■ **What is required**:
Set aside the pictures and output only the lines from the one containing "What TikZ code" up to and including the one containing "[x radius=23, y".

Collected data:

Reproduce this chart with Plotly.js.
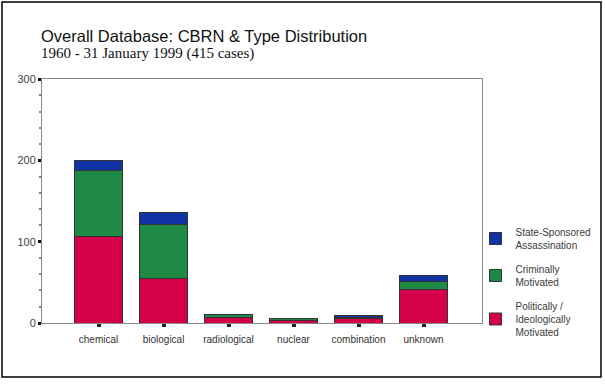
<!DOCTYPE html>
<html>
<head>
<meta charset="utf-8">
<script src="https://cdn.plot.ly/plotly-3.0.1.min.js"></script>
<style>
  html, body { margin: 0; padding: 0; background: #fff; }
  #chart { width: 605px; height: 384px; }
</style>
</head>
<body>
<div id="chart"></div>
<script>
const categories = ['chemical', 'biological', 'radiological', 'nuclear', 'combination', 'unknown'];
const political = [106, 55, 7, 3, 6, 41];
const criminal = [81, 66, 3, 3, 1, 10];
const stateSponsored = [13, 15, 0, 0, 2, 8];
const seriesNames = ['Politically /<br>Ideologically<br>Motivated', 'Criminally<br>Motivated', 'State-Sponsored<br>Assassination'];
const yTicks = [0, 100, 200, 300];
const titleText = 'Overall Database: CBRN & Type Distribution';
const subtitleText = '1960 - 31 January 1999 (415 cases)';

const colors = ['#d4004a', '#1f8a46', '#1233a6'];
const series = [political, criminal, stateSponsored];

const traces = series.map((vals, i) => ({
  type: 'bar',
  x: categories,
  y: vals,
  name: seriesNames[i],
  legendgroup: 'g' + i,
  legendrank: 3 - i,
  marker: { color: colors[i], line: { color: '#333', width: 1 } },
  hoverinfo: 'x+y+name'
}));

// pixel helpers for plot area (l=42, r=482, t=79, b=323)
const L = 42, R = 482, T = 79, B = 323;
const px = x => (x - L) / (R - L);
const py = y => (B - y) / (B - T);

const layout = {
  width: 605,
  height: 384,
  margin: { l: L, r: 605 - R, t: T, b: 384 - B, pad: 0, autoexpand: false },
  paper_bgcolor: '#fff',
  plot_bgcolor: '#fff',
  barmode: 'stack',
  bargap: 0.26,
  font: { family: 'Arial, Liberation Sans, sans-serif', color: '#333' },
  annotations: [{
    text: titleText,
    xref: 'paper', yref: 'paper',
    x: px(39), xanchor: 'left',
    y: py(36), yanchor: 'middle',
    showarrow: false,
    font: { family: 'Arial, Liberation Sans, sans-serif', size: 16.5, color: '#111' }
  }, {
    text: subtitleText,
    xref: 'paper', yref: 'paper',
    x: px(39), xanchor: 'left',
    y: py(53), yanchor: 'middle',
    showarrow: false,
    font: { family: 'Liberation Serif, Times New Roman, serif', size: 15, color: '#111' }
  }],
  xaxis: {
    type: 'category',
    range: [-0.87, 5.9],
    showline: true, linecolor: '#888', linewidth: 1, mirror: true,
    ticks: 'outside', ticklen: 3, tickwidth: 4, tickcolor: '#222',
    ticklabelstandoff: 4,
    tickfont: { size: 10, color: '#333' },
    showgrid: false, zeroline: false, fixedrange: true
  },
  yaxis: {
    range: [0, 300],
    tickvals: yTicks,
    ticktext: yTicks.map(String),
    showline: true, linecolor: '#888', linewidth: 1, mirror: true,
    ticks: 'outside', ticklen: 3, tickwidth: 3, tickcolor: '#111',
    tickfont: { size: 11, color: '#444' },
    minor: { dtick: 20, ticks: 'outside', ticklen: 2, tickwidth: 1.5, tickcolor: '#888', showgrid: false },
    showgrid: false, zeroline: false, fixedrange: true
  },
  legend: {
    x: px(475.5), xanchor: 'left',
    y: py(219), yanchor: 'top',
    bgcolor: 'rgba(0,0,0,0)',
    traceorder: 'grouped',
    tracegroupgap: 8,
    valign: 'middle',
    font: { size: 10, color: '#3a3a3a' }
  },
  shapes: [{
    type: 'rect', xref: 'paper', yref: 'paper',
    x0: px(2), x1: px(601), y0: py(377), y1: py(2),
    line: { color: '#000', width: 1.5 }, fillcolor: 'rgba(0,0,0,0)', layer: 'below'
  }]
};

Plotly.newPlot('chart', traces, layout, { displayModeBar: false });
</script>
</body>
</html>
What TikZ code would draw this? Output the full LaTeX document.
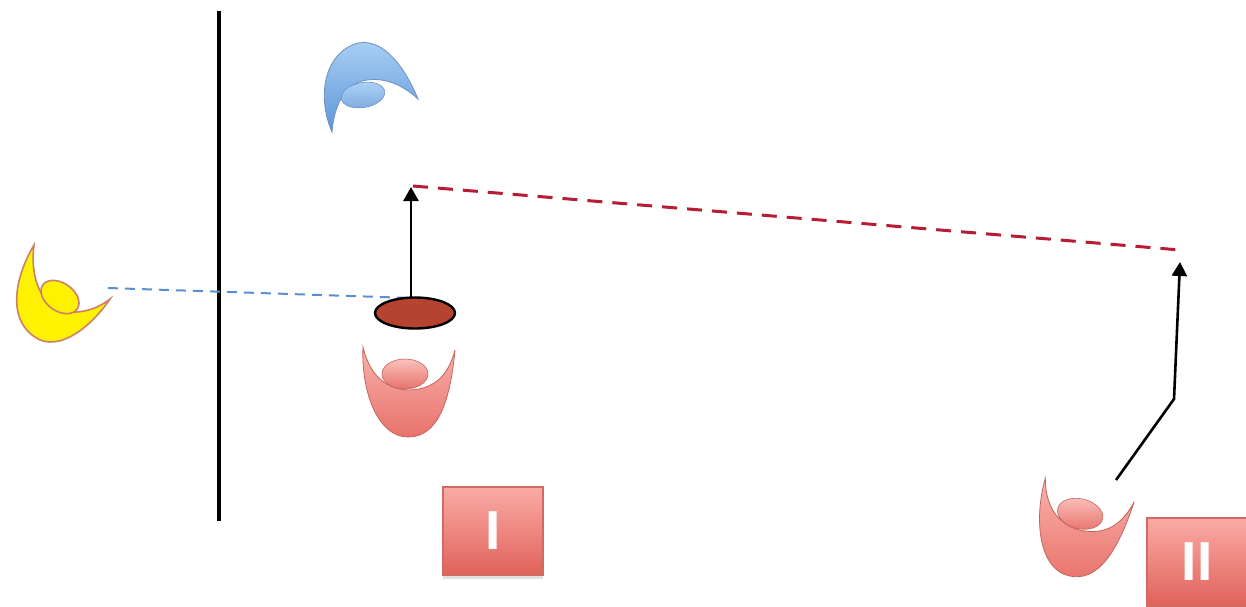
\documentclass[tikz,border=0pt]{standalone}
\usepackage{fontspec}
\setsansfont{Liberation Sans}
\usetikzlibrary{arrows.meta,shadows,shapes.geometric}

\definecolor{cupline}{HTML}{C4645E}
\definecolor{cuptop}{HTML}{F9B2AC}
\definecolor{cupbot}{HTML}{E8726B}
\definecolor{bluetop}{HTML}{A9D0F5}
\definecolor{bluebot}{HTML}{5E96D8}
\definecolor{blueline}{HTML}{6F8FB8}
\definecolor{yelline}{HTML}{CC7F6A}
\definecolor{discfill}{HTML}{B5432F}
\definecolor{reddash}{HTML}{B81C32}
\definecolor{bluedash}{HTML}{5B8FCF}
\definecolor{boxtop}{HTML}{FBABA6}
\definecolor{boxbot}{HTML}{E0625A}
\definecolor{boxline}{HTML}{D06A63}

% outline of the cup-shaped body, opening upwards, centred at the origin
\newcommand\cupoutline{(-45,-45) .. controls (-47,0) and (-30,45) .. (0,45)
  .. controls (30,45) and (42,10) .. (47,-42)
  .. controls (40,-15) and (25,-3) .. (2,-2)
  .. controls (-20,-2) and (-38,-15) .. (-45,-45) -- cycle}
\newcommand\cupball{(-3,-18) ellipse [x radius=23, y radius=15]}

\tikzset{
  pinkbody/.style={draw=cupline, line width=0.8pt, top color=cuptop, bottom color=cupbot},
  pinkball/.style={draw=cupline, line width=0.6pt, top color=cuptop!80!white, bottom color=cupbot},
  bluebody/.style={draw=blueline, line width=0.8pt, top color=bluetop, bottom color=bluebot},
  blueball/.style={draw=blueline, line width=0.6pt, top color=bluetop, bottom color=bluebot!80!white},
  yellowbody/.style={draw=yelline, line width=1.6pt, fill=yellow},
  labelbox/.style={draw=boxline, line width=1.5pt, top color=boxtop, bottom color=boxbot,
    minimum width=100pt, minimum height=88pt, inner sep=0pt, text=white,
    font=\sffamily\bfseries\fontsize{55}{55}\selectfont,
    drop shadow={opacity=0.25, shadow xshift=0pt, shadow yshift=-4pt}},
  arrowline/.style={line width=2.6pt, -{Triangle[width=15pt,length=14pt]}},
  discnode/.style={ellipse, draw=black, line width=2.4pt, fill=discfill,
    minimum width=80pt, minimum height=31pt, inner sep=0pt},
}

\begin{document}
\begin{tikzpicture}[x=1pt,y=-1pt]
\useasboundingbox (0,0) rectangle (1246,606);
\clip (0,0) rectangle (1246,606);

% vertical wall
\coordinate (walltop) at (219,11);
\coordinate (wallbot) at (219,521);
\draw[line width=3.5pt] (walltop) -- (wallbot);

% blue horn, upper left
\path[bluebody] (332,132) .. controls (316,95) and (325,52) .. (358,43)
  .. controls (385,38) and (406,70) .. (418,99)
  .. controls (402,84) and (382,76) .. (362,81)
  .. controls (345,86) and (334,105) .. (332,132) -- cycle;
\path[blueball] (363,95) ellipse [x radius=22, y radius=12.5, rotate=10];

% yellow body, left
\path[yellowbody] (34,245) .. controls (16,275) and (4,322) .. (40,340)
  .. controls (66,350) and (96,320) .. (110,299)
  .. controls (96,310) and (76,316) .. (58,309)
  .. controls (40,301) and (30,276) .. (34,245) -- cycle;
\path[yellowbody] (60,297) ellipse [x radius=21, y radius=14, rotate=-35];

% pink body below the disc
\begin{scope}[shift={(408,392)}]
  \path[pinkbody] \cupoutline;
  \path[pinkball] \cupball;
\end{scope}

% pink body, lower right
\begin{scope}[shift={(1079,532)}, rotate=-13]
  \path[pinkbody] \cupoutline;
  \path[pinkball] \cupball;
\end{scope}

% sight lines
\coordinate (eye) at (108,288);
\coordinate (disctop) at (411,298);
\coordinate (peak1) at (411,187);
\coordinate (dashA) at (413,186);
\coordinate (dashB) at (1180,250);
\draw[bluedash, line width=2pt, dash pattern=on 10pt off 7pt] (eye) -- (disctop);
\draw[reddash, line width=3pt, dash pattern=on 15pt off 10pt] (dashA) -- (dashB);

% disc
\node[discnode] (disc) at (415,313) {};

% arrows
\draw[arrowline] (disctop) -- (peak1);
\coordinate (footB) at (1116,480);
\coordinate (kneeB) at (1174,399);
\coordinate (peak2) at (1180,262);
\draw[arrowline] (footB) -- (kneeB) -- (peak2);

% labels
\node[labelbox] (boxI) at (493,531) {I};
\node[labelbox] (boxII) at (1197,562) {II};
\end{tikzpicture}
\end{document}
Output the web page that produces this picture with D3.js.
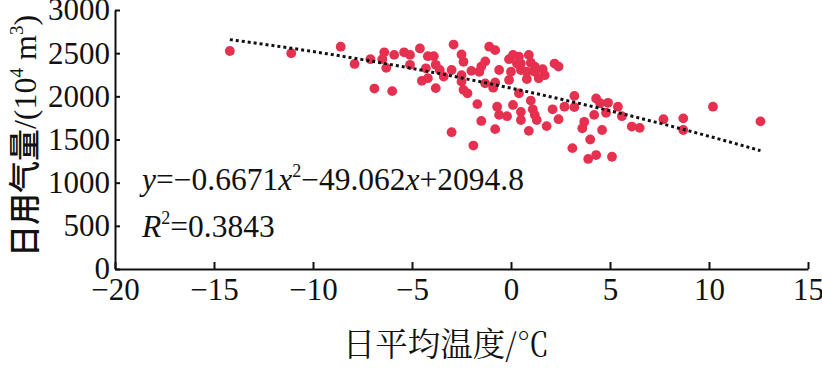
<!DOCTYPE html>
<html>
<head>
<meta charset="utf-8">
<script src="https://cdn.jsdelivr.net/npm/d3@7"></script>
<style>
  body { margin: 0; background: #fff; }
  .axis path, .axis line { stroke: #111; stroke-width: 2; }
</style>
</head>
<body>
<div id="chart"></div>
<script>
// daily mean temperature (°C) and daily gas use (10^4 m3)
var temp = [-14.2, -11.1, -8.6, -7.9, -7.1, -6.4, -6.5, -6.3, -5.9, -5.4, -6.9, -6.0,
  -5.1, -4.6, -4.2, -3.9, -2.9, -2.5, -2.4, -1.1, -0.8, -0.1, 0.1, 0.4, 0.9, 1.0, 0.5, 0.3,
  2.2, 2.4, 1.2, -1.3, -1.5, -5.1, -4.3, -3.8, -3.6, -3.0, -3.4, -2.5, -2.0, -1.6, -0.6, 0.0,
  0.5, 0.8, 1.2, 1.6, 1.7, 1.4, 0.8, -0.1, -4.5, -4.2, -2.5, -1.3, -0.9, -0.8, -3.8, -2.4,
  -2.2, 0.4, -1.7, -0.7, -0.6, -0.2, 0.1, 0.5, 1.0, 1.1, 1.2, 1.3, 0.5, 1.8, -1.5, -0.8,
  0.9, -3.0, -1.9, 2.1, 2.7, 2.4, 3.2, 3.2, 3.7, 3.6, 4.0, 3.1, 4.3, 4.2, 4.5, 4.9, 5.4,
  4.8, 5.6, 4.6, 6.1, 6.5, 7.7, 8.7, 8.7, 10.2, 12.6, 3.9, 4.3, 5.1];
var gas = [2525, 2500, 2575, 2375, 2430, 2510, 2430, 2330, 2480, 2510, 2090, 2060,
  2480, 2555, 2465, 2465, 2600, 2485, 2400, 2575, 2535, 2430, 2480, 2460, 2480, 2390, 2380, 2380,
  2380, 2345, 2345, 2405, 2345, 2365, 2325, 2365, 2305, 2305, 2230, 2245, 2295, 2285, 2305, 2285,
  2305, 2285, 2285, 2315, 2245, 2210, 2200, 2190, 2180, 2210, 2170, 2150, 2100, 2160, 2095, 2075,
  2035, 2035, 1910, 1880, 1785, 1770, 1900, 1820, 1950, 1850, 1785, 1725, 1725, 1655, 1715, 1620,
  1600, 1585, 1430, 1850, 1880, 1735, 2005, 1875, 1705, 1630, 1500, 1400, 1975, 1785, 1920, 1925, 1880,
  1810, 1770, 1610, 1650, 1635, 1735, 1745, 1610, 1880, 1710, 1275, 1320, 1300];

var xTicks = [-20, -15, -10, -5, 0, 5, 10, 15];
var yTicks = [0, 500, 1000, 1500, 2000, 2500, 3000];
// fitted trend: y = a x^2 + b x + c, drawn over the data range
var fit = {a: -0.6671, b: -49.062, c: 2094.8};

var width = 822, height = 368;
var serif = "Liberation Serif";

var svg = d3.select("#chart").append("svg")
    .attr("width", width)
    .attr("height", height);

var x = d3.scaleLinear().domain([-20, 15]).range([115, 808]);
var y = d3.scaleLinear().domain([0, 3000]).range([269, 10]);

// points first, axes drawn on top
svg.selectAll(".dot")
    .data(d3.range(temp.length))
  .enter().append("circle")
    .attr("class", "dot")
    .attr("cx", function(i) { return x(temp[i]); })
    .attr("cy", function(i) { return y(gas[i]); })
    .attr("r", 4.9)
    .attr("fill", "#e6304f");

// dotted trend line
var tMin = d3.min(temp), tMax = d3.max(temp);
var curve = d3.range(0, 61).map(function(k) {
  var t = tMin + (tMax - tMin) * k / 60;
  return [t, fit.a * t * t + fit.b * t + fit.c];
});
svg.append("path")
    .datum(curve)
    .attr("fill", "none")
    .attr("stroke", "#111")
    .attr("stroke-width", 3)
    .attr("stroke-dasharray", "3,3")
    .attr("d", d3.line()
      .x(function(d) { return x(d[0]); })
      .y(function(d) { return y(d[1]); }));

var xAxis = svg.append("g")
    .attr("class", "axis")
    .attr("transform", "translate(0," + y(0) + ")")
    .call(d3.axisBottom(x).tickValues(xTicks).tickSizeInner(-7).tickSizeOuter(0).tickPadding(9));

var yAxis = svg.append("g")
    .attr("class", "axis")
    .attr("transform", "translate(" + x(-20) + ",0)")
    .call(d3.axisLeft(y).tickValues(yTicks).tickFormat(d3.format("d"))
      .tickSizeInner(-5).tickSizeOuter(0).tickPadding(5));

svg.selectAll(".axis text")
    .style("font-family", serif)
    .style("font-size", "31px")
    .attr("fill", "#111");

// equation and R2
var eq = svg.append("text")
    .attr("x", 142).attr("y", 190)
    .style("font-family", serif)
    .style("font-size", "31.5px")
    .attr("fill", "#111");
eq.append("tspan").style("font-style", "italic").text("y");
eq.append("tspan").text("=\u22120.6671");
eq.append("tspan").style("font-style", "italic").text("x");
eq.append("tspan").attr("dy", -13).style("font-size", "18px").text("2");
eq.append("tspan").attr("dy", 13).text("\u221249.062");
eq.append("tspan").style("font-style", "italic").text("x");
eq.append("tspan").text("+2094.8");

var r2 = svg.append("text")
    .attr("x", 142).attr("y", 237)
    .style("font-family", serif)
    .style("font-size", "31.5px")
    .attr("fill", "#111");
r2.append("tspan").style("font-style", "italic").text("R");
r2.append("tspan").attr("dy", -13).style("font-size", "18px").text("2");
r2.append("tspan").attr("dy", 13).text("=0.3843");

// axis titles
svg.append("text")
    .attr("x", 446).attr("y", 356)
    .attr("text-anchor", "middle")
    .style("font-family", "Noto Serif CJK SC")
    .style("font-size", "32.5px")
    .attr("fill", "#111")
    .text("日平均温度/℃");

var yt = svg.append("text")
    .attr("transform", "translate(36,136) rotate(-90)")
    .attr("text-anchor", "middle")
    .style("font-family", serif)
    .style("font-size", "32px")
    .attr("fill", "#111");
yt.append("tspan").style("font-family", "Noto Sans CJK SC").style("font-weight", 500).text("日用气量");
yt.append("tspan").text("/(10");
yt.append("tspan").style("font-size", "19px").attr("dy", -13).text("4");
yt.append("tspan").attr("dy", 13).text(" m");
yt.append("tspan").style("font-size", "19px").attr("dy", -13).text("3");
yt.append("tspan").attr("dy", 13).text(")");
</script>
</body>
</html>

■ **Exercise output**:
What TikZ code would draw this? Output the full LaTeX document.
\documentclass[tikz,border=0pt]{standalone}
\usepackage{fontspec}
\setsansfont{Liberation Sans}
\usetikzlibrary{arrows.meta,shadows,shapes.geometric}

\definecolor{cupline}{HTML}{C4645E}
\definecolor{cuptop}{HTML}{F9B2AC}
\definecolor{cupbot}{HTML}{E8726B}
\definecolor{bluetop}{HTML}{A9D0F5}
\definecolor{bluebot}{HTML}{5E96D8}
\definecolor{blueline}{HTML}{6F8FB8}
\definecolor{yelline}{HTML}{CC7F6A}
\definecolor{discfill}{HTML}{B5432F}
\definecolor{reddash}{HTML}{B81C32}
\definecolor{bluedash}{HTML}{5B8FCF}
\definecolor{boxtop}{HTML}{FBABA6}
\definecolor{boxbot}{HTML}{E0625A}
\definecolor{boxline}{HTML}{D06A63}

% outline of the cup-shaped body, opening upwards, centred at the origin
\newcommand\cupoutline{(-45,-45) .. controls (-47,0) and (-30,45) .. (0,45)
  .. controls (30,45) and (42,10) .. (47,-42)
  .. controls (40,-15) and (25,-3) .. (2,-2)
  .. controls (-20,-2) and (-38,-15) .. (-45,-45) -- cycle}
\newcommand\cupball{(-3,-18) ellipse [x radius=23, y radius=15]}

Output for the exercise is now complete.